発熱で免疫細胞が活発化する仕組みを解明
病気になったときに発熱するのは、私たち自身が病気と戦う力を増強するためかもしれない。そうした免疫のメカニズムを裏付ける分子レベルでの研究結果を、自然科学研究機構生理学研究所・岡崎統合バイオサイエンスセンターの加塩麻紀子研究員と富永真琴教授らのグループが、米国科学アカデミー紀要(PNAS)オンライン版(9日付)に発表した。
グループの研究は、体内に入った病原体や異物を食べる免疫細胞の「マクロファージ」が産出する活性酸素(過酸化水素の一種)と、その細胞膜に存在する陽イオン透過チャネル「TRPM2」の働きの関係を、温度反応性の面から解明したものだ。
TRPM2が体温近く(約37℃)で活性化する“細胞の温度センサー”としての働きをもつことは、富永教授らが2006年に明らかにしている。今回のマウスの培養細胞による実験で、TRPM2は過酸化水素が存在しない状態では48℃付近の高い温度でしか反応せず、過酸化水素があると体温の平熱域(約37℃)でも活性化するようになることをつかんだ。さらにマクロファージは、過酸化水素があると、平熱域よりも発熱域(約38℃)で強く反応することが分かった。TRPM2をなくしたマクロファージでは、平熱域と発熱域で変化はなかった。
富永教授によると、過酸化水素の作用はTRPM2に対する酸化反応で、過酸化水素がTRPM2の働きを調節する「スイッチ」の役割をしている。今回の実験では、TRPM2に作用する部位も特定された。マクロファージの働きを調節する新たな薬剤開発や治療戦略を提供できる可能性が出てきたという。

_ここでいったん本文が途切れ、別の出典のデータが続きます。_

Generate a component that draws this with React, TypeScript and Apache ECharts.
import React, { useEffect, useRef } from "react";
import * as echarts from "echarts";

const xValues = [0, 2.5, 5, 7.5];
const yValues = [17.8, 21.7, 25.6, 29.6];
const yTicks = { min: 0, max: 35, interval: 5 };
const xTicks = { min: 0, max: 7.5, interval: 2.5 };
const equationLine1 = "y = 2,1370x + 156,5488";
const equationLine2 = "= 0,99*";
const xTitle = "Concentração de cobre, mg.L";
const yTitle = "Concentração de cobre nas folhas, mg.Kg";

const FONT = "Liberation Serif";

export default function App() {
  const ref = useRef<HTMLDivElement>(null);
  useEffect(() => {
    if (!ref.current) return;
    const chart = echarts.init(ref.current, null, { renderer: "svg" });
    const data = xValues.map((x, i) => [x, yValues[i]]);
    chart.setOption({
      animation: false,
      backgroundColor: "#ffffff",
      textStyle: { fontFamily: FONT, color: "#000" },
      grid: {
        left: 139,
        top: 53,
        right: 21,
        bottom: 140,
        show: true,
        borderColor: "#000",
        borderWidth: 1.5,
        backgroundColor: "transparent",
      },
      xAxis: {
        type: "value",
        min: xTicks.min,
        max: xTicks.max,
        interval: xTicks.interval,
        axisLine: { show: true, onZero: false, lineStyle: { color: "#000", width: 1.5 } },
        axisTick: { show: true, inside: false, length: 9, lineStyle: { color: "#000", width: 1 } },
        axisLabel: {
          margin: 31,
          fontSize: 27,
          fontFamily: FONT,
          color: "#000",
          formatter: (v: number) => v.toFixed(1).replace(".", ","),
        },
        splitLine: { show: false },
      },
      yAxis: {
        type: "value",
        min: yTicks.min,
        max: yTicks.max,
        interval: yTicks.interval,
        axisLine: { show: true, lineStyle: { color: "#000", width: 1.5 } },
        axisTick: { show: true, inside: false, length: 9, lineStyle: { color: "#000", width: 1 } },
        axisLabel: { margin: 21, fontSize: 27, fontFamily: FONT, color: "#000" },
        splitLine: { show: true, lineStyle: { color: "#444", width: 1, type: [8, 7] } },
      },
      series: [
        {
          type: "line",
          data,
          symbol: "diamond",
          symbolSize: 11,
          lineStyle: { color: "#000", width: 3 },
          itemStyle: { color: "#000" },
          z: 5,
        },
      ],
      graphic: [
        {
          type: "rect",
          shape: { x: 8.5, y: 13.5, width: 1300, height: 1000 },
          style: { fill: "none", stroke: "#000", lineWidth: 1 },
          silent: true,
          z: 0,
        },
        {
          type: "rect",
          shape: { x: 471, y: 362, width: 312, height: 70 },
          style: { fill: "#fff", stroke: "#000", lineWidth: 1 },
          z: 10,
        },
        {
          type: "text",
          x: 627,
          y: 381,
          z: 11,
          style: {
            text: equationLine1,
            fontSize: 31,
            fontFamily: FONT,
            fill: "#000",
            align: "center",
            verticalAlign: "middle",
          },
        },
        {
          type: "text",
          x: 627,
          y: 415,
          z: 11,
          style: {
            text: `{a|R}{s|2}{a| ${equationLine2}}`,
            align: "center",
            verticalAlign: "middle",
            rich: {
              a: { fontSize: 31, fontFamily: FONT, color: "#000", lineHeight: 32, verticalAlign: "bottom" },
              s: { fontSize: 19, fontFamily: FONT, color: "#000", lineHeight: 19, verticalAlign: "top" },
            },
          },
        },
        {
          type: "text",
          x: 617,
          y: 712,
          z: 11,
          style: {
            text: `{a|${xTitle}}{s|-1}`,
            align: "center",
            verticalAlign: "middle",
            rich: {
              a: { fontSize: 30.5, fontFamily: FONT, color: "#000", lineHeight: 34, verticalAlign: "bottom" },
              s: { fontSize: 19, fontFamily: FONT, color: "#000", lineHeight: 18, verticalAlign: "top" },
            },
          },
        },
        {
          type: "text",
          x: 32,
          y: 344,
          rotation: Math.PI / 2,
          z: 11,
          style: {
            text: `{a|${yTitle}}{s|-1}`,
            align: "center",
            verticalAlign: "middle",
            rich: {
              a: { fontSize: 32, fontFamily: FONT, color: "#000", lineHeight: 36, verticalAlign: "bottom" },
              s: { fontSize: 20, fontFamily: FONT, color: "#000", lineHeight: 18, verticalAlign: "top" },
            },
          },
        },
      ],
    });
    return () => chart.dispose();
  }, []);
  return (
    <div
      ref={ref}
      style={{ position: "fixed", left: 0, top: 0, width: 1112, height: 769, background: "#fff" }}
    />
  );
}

https://scienceportal.jst.go.jp/newsflash/20120411_02/index.html
ここでは、「「マクロファージ」が産出する活性酸素(過酸化水素の一種)」と言われているのだが、『病気の地図帳』(講談社)には好中球が活性酸素やタンパク分解酵素を放出して傷害すると記されている。
感染の最初に働くのが好中球だから、この時の活性酸素はスーパーオキシドなのかも知れない。好中球によってスーパーオキシドが放出された後、体内に亜鉛、銅、マンガンなどの栄養素がある場合、スーパーオキシドジスムターゼが合成され、スーパーオキシドを消去する。消去されたスーパーオキシドの一部が過酸化水素へと変換される。

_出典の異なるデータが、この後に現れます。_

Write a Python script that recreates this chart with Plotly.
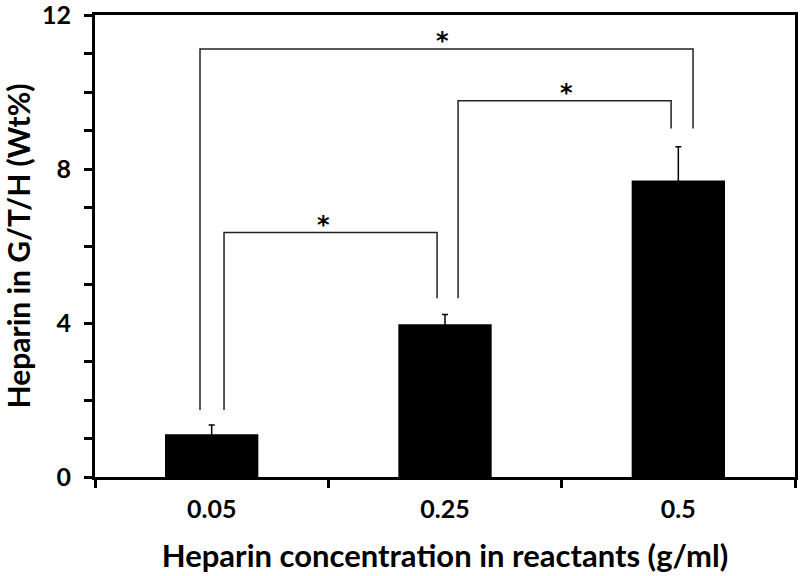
import plotly.graph_objects as go

categories = ["0.05", "0.25", "0.5"]
values = [1.11, 3.97, 7.70]
errors = [0.24, 0.25, 0.88]

# significance brackets
br_x_left = [0.053, 1.056, -0.05]
br_x_right = [0.966, 1.969, 2.063]
br_y_top = [6.35, 9.77, 11.12]
br_y_left_bottom = [1.74, 4.64, 1.74]
br_y_right_bottom = [4.64, 9.05, 9.05]
star_x = [0.48, 1.52, 0.99]
star_label = ["*", "*", "*"]

FONT = "Lato"

fig = go.Figure()
fig.add_trace(go.Bar(
    x=categories, y=values,
    marker=dict(color="black", line=dict(width=0)),
    width=0.4,
    error_y=dict(type="data", array=errors, visible=True, color="black",
                 thickness=1.5, width=3),
    showlegend=False,
))

for i in range(len(br_x_left)):
    xs = [br_x_left[i], br_x_left[i], br_x_right[i], br_x_right[i]]
    ys = [br_y_left_bottom[i], br_y_top[i], br_y_top[i], br_y_right_bottom[i]]
    path = "M {} {} L {} {} L {} {} L {} {}".format(xs[0], ys[0], xs[1], ys[1], xs[2], ys[2], xs[3], ys[3])
    fig.add_shape(type="path", path=path, xref="x", yref="y",
                  line=dict(color="#222222", width=1.5))
    fig.add_annotation(x=star_x[i], y=br_y_top[i], text=star_label[i], showarrow=False,
                       xref="x", yref="y", yanchor="middle", yshift=8,
                       font=dict(family="DejaVu Sans", size=24, color="black", weight="bold"))

fig.update_layout(
    width=800, height=576,
    margin=dict(l=95, r=5, t=15, b=99),
    paper_bgcolor="white", plot_bgcolor="white",
    font=dict(family=FONT, color="black"),
)
fig.update_xaxes(
    type="category", range=[-0.5, 2.5], automargin=False,
    showline=True, linecolor="black", linewidth=3, mirror=True,
    ticks="outside", tickson="boundaries", ticklen=8, tickwidth=2.5, tickcolor="black",
    showgrid=False, zeroline=False,
    tickfont=dict(family=FONT, size=25, color="black", weight="bold"),
    ticklabelstandoff=8,
    title=dict(text="Heparin concentration in reactants (g/ml)",
               font=dict(family=FONT, size=31, color="black", weight="bold"), standoff=24),
)
fig.update_yaxes(
    range=[0, 12], tickvals=[0, 4, 8, 12], automargin=False,
    ticklabeloverflow="allow",
    showline=True, linecolor="black", linewidth=3, mirror=True,
    ticks="outside", ticklen=8, tickwidth=2.5, tickcolor="black",
    minor=dict(dtick=1, ticks="outside", ticklen=8, tickwidth=2.5, tickcolor="black"),
    showgrid=False, zeroline=False,
    tickfont=dict(family=FONT, size=25, color="black", weight="bold"),
    ticklabelstandoff=8,
    title=dict(text="Heparin in G/T/H (Wt%)",
               font=dict(family=FONT, size=30, color="black", weight="bold"), standoff=10),
)

fig.write_html("out.html", config={"displayModeBar": False},
               post_script="document.body.style.margin='0';")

この過酸化水素存在下で、マクロファージは平熱域よりも発熱域(約38℃)で強く反応するということだ。
つまり、過酸化水素存在下では、細胞の温度センサーであるTRPM2が体温近く(約37℃)で活性化され、マクロファージも反応する。さらに過酸化水素存在下では、マクロファージは発熱域(約38℃)で強く反応するのだ。
この働きには、活性酸素を消去するスーパーオキシドディスムターゼを合成する栄養素が重要になってくると思われる。亜鉛、銅、マンガン、鉄などの。
カルシウム拮抗薬や亜鉛を排出する利尿薬等、夫が4種類の薬を飲んでいた時はいつも37度前後の微熱を出していた。逆に言えば高熱を出すことが出来ないでいた。そして入院中にいつの間にかつけていた傷がなかなか治らないということがあった。
昨年利尿剤の服用が隔日になった後、引っ越しの疲れも出たせいか高熱を出した。
カルシウム拮抗薬も3日に一度で今は利尿剤も飲まなくなっているのだが、先日はまた高熱を出した。インフルエンザの検査は陰性でコロナはどうか分からない。解熱剤にアセトアミノフェンを主成分とするカロナール錠を貰ってきたのだが、病院に行った時が39度近くで一番高く、それ以後38度以上の熱が出なかったので飲まなかった。
(略)
ウイルスなどに感染して熱を出している時に、ステロイド、非ステロイドに拘わらず解熱剤や抗炎症薬を飲んでしまうとウイルスと闘えなくなって重症化するということが起こってくるのではないだろうか?
逆に、高熱が続いて肺炎や敗血症等を起こした場合はステロイド(電解質コルチコイド)が有効に働くと言えるように思う?
ミトコンドリアのスーパーオキシドディスムターゼ合成のためにはマンガンが必要だろう。
細胞質では、亜鉛と銅が必要となる。
さらに、好中球が放出するタンパク分解酵素(マトリックスメタロプロテアーゼ)は亜鉛が活性中心となっている。
VDによって調整されているカルシウムは、酵素合成の初期で必要なミネラルだろう。
感染症と闘うためには、これらの栄養素が必要だということだ。
しかし、高熱が続く場合は、過酸化水素を消去するグルタチオンペルオキシダーゼが合成されなくてはならない。この活性中心となるのが、セレンだ。
さらに、これら活性酸素を最終的に消去するのが、VC、VA、VEである。